TJX Companies oggi è leader nel settore dell’off-price retailing apparel e home. Il Gruppo vanta 1.156 negozi a insegna TJMaxx e 1.007 Marshalls negli USA e una presenza internazionale con negozi in Canada, Australia, Regno Unito, Irlanda, Paesi Bassi, Germania, Austria e Polonia grazie alle società TJX Canada e TJX International, pioniere nell’off-price retailing all’estero.

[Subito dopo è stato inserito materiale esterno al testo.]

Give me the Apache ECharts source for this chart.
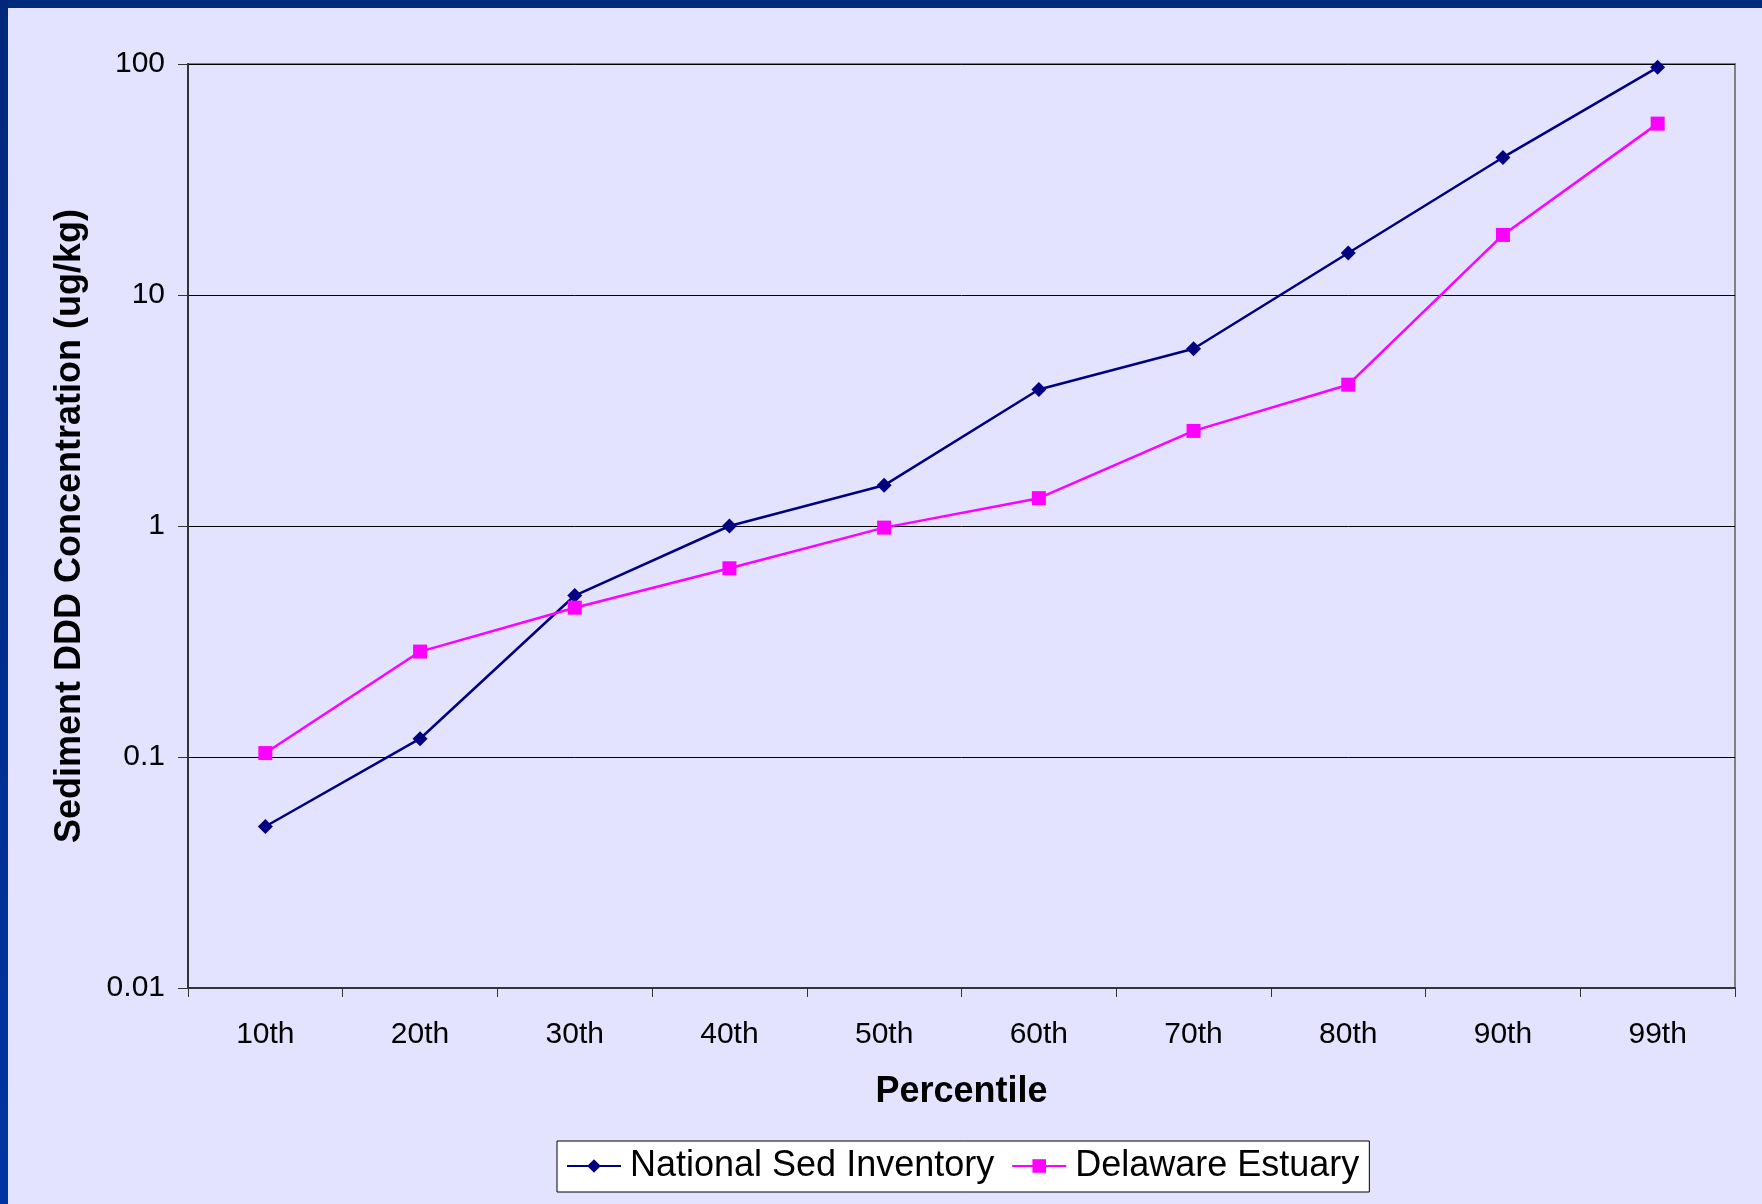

TJMaxx insieme a Marshalls rappresentano il business segment “Marmaxx” del Gruppo, il quale nel 2016 ha registrato un fatturato di venti miliardi di dollari, con una crescita del 7% rispetto al 2015.
La mission aziendale parla chiaro: “delivering value” in cambio del denaro speso bene.

B) Ross “dress for less”

Fondata nel 1950 a Dublin in California da Morris Ross, oggi è leader nel settore off-price retail per l’abbigliamento e vanta ben 1.342 negozi negli USA. Ross Inc. ha inoltre lanciato nel 2004 dd’s DISCOUNTS che ha fasce di prezzo ancor più modiche rispetto a Ross.

Nel 2015, ha raggiunto i dodici miliardi di dollari di fatturato, con una crescita del 4%. Nei primi nove mesi del 2016, le vendite sono cresciute dell’8% a quasi dieci miliardi di dollari nell’infraperiodo. In termini prospettici, la società pianifica di espandersi ulteriormente nel territorio statunitense raggiungendo i 2.500 punti di vendita e circa venti miliardi di dollari.

LE CHIAVI DEL SUCCESSO

Per entrambe, la chiave del successo è un nuovo e diverso modello di business, imperniato sulla diffusione capillare, sulla presenza anche online, sulla flessibilità e sulla convenienza. Esso si esplica in: cogliere le opportunità d’acquisto (gli “affari”), gestire efficientemente le scorte, offrire formule di prezzo convenienti e razionalizzare i propri costi operativi.

Tutte cose che vengono ovviamente molto meglio quando le dimensioni aziendali non sono piccole.

E probabilmente è ciò che molti operatori dovranno fare presto anche in Europa!